Native plants have their place in the environment where they grow and reproduce and provide food and shelter to other organisms. These relationships have developed over millennia and provide for a balance in that ecosystem. The native Wax myrtle (Morella cerifera) is the small tree with the serrated leaves just behind the back of the sign. It is able to fix nitrogen from the air, an adaptation to living in poor nutrient soils. The leaves manufacture an aromatic resin which the plant may use to repel potential insect predators but some caterpillars, like the Puss Moth (known for its extremely painful sting), do use it as a host. The resin shows up as yellow dots when the leaf is magnified, as seen in the picture, and you can often smell it if you crush a leaf in your fingers.
Wax Myrtles usually have separate male and female plants and the berries ripen to a shiny grey color in late winter and spring, just in time for bird migration. The fat and carbohydrates that the berries contain are important energy sources for migrating birds. I have been told that flocks of migrating swallows will decend on wax myrtle bushes and quickly strip the berries from them. Humans have extracted the waxy coating on the berries by boiling and used it to make candles, providing those candles with a bayberry scent.

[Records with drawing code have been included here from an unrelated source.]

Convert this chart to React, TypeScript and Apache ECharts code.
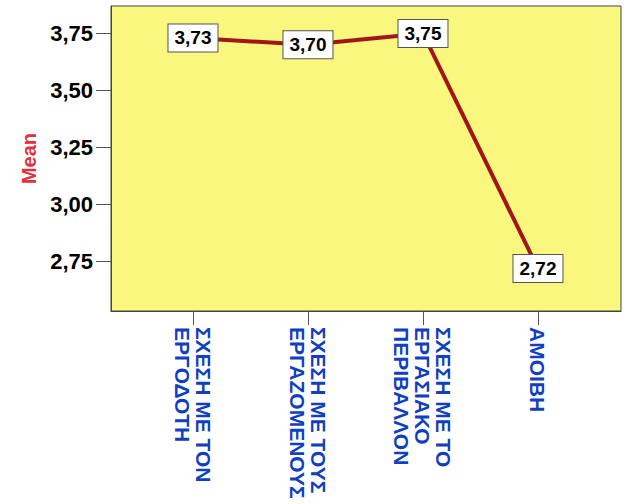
import React, { useEffect, useRef } from "react";
import * as echarts from "echarts";

const categories = [
  "ΣΧΕΣΗ ΜΕ ΤΟΝ\nΕΡΓΟΔΟΤΗ",
  "ΣΧΕΣΗ ΜΕ ΤΟΥΣ\nΕΡΓΑΖΟΜΕΝΟΥΣ",
  "ΣΧΕΣΗ ΜΕ ΤΟ\nΕΡΓΑΣΙΑΚΟ\nΠΕΡΙΒΑΛΛΟΝ",
  "ΑΜΟΙΒΗ",
];
const meanValues = [3.73, 3.7, 3.75, 2.72];
const yTicks = [2.75, 3.0, 3.25, 3.5, 3.75];
const xTicks = [0, 1, 2, 3];

const fmt = (v: number) => v.toFixed(2).replace(".", ",");

export default function App() {
  const ref = useRef<HTMLDivElement>(null);
  useEffect(() => {
    document.body.style.margin = "0";
    const chart = echarts.init(ref.current!, null, { renderer: "svg" });
    const font = "Arial, 'Liberation Sans', sans-serif";
    chart.setOption({
      animation: false,
      grid: {
        left: 111,
        right: 8,
        top: 6,
        bottom: 193,
        show: true,
        backgroundColor: "#F9F77D",
        borderColor: "#444444",
        borderWidth: 1,
      },
      xAxis: {
        type: "value",
        min: -0.713,
        max: 3.722,
        splitLine: { show: false },
        axisLine: { show: true, onZero: false, lineStyle: { color: "#444444", width: 1 } },
        axisTick: {
          show: true,
          customValues: xTicks,
          length: 14,
          lineStyle: { color: "#555555" },
        },
        axisLabel: {
          customValues: xTicks,
          rotate: -90,
          margin: 16,
          color: "#1040C0",
          fontFamily: font,
          fontWeight: "bold",
          fontSize: 21,
          lineHeight: 21,
          formatter: (v: number) => categories[Math.round(v)] ?? "",
        },
      },
      yAxis: {
        type: "value",
        min: 2.534,
        max: 3.87,
        name: "Mean",
        nameLocation: "middle",
        nameRotate: 90,
        nameGap: 72,
        nameTextStyle: {
          color: "#E0313C",
          fontFamily: font,
          fontWeight: "bold",
          fontSize: 20,
        },
        splitLine: { show: false },
        axisLine: { show: true, onZero: false, lineStyle: { color: "#444444", width: 1 } },
        axisTick: {
          show: true,
          customValues: yTicks,
          length: 15,
          lineStyle: { color: "#555555" },
        },
        axisLabel: {
          customValues: yTicks,
          margin: 18,
          color: "#000000",
          fontFamily: font,
          fontWeight: "bold",
          fontSize: 22,
          formatter: (v: number) => fmt(v),
        },
      },
      series: [
        {
          type: "line",
          data: meanValues.map((v, i) => [i, v]),
          symbol: "circle",
          symbolSize: 2,
          itemStyle: { color: "rgba(0,0,0,0)" },
          lineStyle: { color: "#A0161C", width: 4 },
          label: {
            show: true,
            position: "inside",
            formatter: (p: any) => fmt(p.value[1]),
            color: "#000000",
            fontFamily: font,
            fontWeight: "bold",
            fontSize: 19,
            backgroundColor: "#FFFFFF",
            borderColor: "#555555",
            borderWidth: 1,
            padding: [4, 6, 4, 6],
          },
        },
      ],
    });
    return () => chart.dispose();
  }, []);
  return <div ref={ref} style={{ width: 629, height: 504 }} />;
}
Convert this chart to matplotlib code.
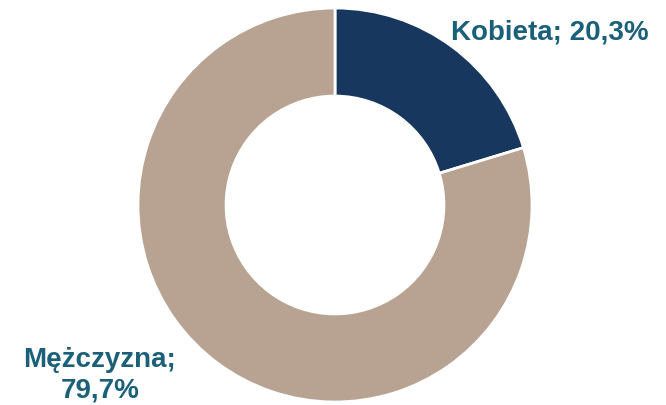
import matplotlib
matplotlib.use("Agg")
import matplotlib.pyplot as plt

labels = ["Kobieta", "Mężczyzna"]
shares = [20.3, 79.7]
colors = ["#17375E", "#B8A392"]
label_color = "#1B6079"

plt.rcParams['font.family'] = ['Liberation Sans', 'DejaVu Sans']

fig = plt.figure(figsize=(6.66, 4.05), dpi=100)
ax = fig.add_axes([0, 0, 1, 1])
ax.pie(shares, colors=colors, startangle=90, counterclock=False, radius=1.0,
       wedgeprops=dict(width=0.447, edgecolor="white", linewidth=2))
ax.set_aspect("auto")
ax.set_xlim(-335 / 197, (666 - 335) / 197)
ax.set_ylim(-200 / 197, 205 / 197)
ax.axis("off")

ax.text(1.091, 0.878, f"{labels[0]}; {shares[0]:.1f}%".replace(".", ","),
        ha="center", va="center", fontsize=20, fontweight="bold", color=label_color)
ax.text(-1.193, -0.865, f"{labels[1]};\n{shares[1]:.1f}%".replace(".", ","),
        ha="center", va="center", fontsize=20, fontweight="bold", color=label_color,
        linespacing=1.25)

fig.savefig("out.png", dpi=100)
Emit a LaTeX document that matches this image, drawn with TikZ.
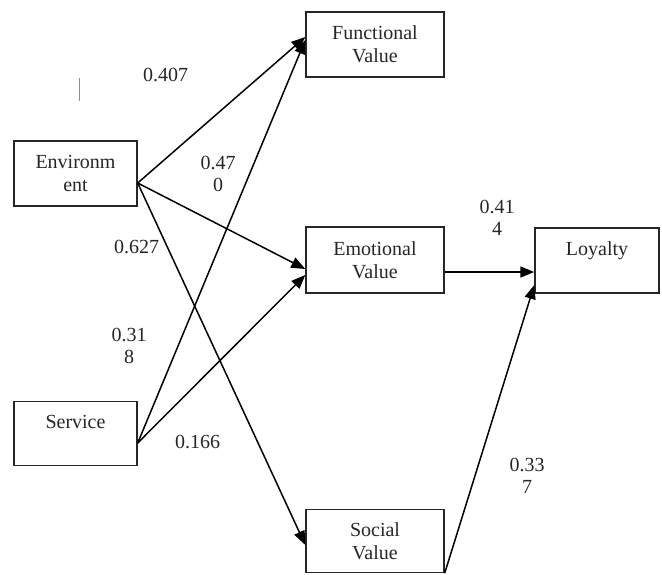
\documentclass[tikz,border=0pt]{standalone}
\usepackage{fontspec}
\setmainfont{Liberation Serif}
\usetikzlibrary{arrows.meta}
\begin{document}
\begin{tikzpicture}[x=1pt,y=-1pt,
  box/.style={draw=black!85, line width=1.4pt, inner sep=0pt, align=center,
    font=\fontsize{20}{23}\selectfont, text=black!85},
  lbl/.style={align=center, inner sep=0pt, font=\fontsize{20}{22.5}\selectfont, text=black!85},
  arr/.style={line width=1.5pt, -{Triangle[length=14pt,width=11pt]}},
  lin/.style={line width=1.5pt}]
\useasboundingbox (0,0) rectangle (662,574);
% boxes
\node[box, minimum width=123pt, minimum height=65pt] (env) at (75.5,173.5) {Environm\\ent};
\node[box, minimum width=138pt, minimum height=65pt] (func) at (375,44.5) {Functional\\Value};
\node[box, minimum width=138pt, minimum height=66pt] (emo) at (375,260) {Emotional\\Value};
\node[box, minimum width=124pt, minimum height=65pt] (loy) at (597,260.5) {Loyalty\\\mbox{}};
\node[box, minimum width=123pt, minimum height=64pt] (serv) at (75.5,433.5) {Service\\\mbox{}};
\node[box, minimum width=138pt, minimum height=63pt] (soc) at (375,541) {Social\\Value};
% anchor points
\coordinate (envS) at ([yshift=-9.5pt]env.east);
\coordinate (servS) at ([yshift=-9.5pt]serv.east);
\coordinate (funcA) at ([yshift=7.5pt]func.west);
\coordinate (funcB) at ([yshift=4.5pt]func.west);
\coordinate (emoA) at ([yshift=-9pt]emo.west);
\coordinate (emoB) at ([yshift=-15pt]emo.west);
\coordinate (socA) at ([yshift=-4pt]soc.west);
\coordinate (emoS) at ([yshift=-12pt]emo.east);
\coordinate (loyA) at ([yshift=-11.5pt]loy.west);
\coordinate (loyB) at ([yshift=-24.5pt]loy.west);
% connectors
\draw[arr] (envS) -- (funcA);
\draw[arr] (envS) -- (emoA);
\draw[arr] (envS) -- (socA);
\draw[arr] (servS) -- (funcB);
\draw[arr] (servS) -- (emoB);
\draw[arr] (emoS) -- (loyA);
\draw[arr] (soc.south east) -- (loyB);
% labels
\node[lbl] (l1) at (165.5,75) {0.407};
\node[lbl] (l2) at (218,174) {0.47\\0};
\node[lbl] (l3) at (136.5,247) {0.627};
\node[lbl] (l4) at (129,346) {0.31\\8};
\node[lbl] (l5) at (197.5,442) {0.166};
\node[lbl] (l6) at (497,218) {0.41\\4};
\node[lbl] (l7) at (527,476) {0.33\\7};
% small stray mark
\coordinate (m1) at (79.5,78);
\coordinate (m2) at (79.5,101);
\draw[line width=0.8pt, black!45] (m1) -- (m2);
\end{tikzpicture}
\end{document}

It takes 15 lbs of berries to make 1 lb of wax.
An exotic plant arriving in a foreign environment may have come from a similar environment and thrive but will not provide the function that a native does. Native fauna may not recognize it as a source of pollen or food right away thus limiting reproduction and dispersal of the exotic. The exotic may face competition and have few defenses to predation and disease therefore the exotic's place in the ecology may be limited. Like many exotics, the Skyrocket Plant (Clerodendrum indicum) was brought to Florida from Asia as an ornamental and has escaped into the wild. You can see one on the other side of the trail. The long cream colored flowers bloom in October and November and are followed by spectacular dark berries surrounded by bright red sepals that persist through the winter. It has overcome many obstacles to become naturalized but its not obvious how it will fit in. At least it has not been presently identified as a harmful invasive like the Brazilian Pepper Tree, that we will meet later on.